● Exercise goal:
Write out each line of the listing as it stands, without the images.
-- Start of Data shown --
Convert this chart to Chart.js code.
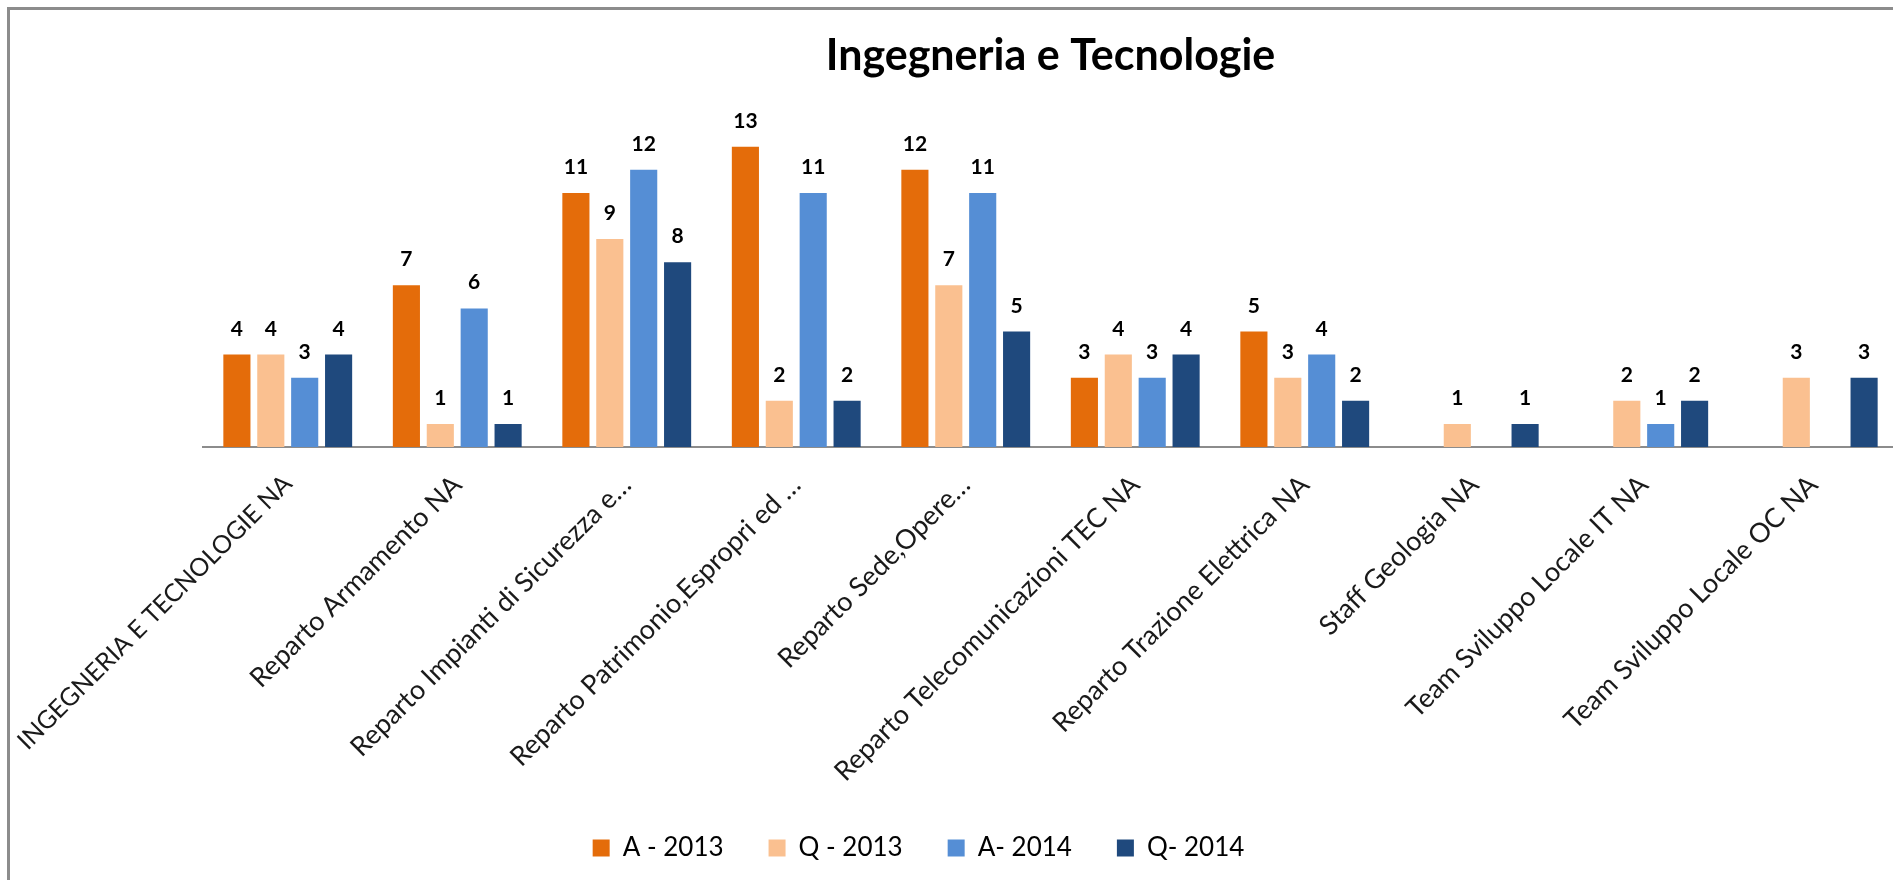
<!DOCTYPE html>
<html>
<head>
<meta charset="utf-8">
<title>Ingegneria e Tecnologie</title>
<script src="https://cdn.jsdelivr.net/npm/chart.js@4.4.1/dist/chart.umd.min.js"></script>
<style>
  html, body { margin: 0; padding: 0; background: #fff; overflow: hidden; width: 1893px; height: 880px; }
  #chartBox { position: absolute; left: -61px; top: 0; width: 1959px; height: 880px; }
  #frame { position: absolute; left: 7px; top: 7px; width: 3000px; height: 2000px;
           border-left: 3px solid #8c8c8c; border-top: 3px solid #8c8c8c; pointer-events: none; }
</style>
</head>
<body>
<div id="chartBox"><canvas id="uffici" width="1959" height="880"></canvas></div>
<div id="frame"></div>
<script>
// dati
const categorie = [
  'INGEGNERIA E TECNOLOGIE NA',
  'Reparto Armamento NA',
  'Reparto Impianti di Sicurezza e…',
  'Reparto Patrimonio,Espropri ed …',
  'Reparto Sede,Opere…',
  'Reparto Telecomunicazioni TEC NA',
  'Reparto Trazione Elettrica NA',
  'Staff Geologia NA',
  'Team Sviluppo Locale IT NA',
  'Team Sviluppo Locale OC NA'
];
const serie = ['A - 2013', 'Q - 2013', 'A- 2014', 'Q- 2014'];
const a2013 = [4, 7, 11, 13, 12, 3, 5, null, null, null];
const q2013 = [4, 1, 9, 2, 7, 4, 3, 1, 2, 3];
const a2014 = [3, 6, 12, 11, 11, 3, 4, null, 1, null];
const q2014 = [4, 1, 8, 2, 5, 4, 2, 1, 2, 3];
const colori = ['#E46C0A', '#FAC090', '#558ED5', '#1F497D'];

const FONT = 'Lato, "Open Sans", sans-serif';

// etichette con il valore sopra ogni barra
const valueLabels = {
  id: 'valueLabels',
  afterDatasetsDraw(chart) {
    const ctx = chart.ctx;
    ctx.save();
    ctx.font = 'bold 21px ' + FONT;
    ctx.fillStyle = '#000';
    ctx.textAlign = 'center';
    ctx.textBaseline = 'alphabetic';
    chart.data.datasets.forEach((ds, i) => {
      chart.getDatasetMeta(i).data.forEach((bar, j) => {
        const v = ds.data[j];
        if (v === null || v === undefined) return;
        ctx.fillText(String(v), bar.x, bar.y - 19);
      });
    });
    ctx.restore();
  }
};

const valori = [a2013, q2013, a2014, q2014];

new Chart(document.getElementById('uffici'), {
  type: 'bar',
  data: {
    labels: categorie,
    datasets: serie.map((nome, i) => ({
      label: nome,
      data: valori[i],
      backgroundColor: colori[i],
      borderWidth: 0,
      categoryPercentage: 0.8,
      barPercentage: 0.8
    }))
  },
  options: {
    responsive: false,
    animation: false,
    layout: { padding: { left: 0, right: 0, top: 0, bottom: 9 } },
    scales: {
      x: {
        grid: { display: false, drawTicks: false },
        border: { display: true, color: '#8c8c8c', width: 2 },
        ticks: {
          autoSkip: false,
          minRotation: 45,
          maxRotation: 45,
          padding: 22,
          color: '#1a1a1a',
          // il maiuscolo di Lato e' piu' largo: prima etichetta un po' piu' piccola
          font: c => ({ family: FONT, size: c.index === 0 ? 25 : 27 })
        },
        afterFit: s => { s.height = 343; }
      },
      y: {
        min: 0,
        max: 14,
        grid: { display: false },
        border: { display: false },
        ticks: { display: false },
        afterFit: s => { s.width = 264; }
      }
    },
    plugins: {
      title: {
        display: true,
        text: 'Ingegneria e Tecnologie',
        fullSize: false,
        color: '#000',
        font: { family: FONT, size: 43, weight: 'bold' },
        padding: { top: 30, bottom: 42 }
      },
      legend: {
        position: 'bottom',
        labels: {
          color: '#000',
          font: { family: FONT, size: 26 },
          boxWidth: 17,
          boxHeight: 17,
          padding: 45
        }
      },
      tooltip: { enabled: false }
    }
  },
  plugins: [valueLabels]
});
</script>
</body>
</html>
-- End of Data shown --
● Result for this exercise:
Convert this chart to Chart.js code.
<!DOCTYPE html>
<html>
<head>
<meta charset="utf-8">
<title>Ingegneria e Tecnologie</title>
<script src="https://cdn.jsdelivr.net/npm/chart.js@4.4.1/dist/chart.umd.min.js"></script>
<style>
  html, body { margin: 0; padding: 0; background: #fff; overflow: hidden; width: 1893px; height: 880px; }
  #chartBox { position: absolute; left: -61px; top: 0; width: 1959px; height: 880px; }
  #frame { position: absolute; left: 7px; top: 7px; width: 3000px; height: 2000px;
           border-left: 3px solid #8c8c8c; border-top: 3px solid #8c8c8c; pointer-events: none; }
</style>
</head>
<body>
<div id="chartBox"><canvas id="uffici" width="1959" height="880"></canvas></div>
<div id="frame"></div>
<script>
// dati
const categorie = [
  'INGEGNERIA E TECNOLOGIE NA',
  'Reparto Armamento NA',
  'Reparto Impianti di Sicurezza e…',
  'Reparto Patrimonio,Espropri ed …',
  'Reparto Sede,Opere…',
  'Reparto Telecomunicazioni TEC NA',
  'Reparto Trazione Elettrica NA',
  'Staff Geologia NA',
  'Team Sviluppo Locale IT NA',
  'Team Sviluppo Locale OC NA'
];
const serie = ['A - 2013', 'Q - 2013', 'A- 2014', 'Q- 2014'];
const a2013 = [4, 7, 11, 13, 12, 3, 5, null, null, null];
const q2013 = [4, 1, 9, 2, 7, 4, 3, 1, 2, 3];
const a2014 = [3, 6, 12, 11, 11, 3, 4, null, 1, null];
const q2014 = [4, 1, 8, 2, 5, 4, 2, 1, 2, 3];
const colori = ['#E46C0A', '#FAC090', '#558ED5', '#1F497D'];

const FONT = 'Lato, "Open Sans", sans-serif';

// etichette con il valore sopra ogni barra
const valueLabels = {
  id: 'valueLabels',
  afterDatasetsDraw(chart) {
    const ctx = chart.ctx;
    ctx.save();
    ctx.font = 'bold 21px ' + FONT;
    ctx.fillStyle = '#000';
    ctx.textAlign = 'center';
    ctx.textBaseline = 'alphabetic';
    chart.data.datasets.forEach((ds, i) => {
      chart.getDatasetMeta(i).data.forEach((bar, j) => {
        const v = ds.data[j];
        if (v === null || v === undefined) return;
        ctx.fillText(String(v), bar.x, bar.y - 19);
      });
    });
    ctx.restore();
  }
};

const valori = [a2013, q2013, a2014, q2014];

new Chart(document.getElementById('uffici'), {
  type: 'bar',
  data: {
    labels: categorie,
    datasets: serie.map((nome, i) => ({
      label: nome,
      data: valori[i],
      backgroundColor: colori[i],
      borderWidth: 0,
      categoryPercentage: 0.8,
      barPercentage: 0.8
    }))
  },
  options: {
    responsive: false,
    animation: false,
    layout: { padding: { left: 0, right: 0, top: 0, bottom: 9 } },
    scales: {
      x: {
        grid: { display: false, drawTicks: false },
        border: { display: true, color: '#8c8c8c', width: 2 },
        ticks: {
          autoSkip: false,
          minRotation: 45,
          maxRotation: 45,
          padding: 22,
          color: '#1a1a1a',
          // il maiuscolo di Lato e' piu' largo: prima etichetta un po' piu' piccola
          font: c => ({ family: FONT, size: c.index === 0 ? 25 : 27 })
        },
        afterFit: s => { s.height = 343; }
      },
      y: {
        min: 0,
        max: 14,
        grid: { display: false },
        border: { display: false },
        ticks: { display: false },
        afterFit: s => { s.width = 264; }
      }
    },
    plugins: {
      title: {
        display: true,
        text: 'Ingegneria e Tecnologie',
        fullSize: false,
        color: '#000',
        font: { family: FONT, size: 43, weight: 'bold' },
        padding: { top: 30, bottom: 42 }
      },
      legend: {
        position: 'bottom',
        labels: {
          color: '#000',
          font: { family: FONT, size: 26 },
          boxWidth: 17,
          boxHeight: 17,
          padding: 45
        }
      },
      tooltip: { enabled: false }
    }
  },
  plugins: [valueLabels]
});
</script>
</body>
</html>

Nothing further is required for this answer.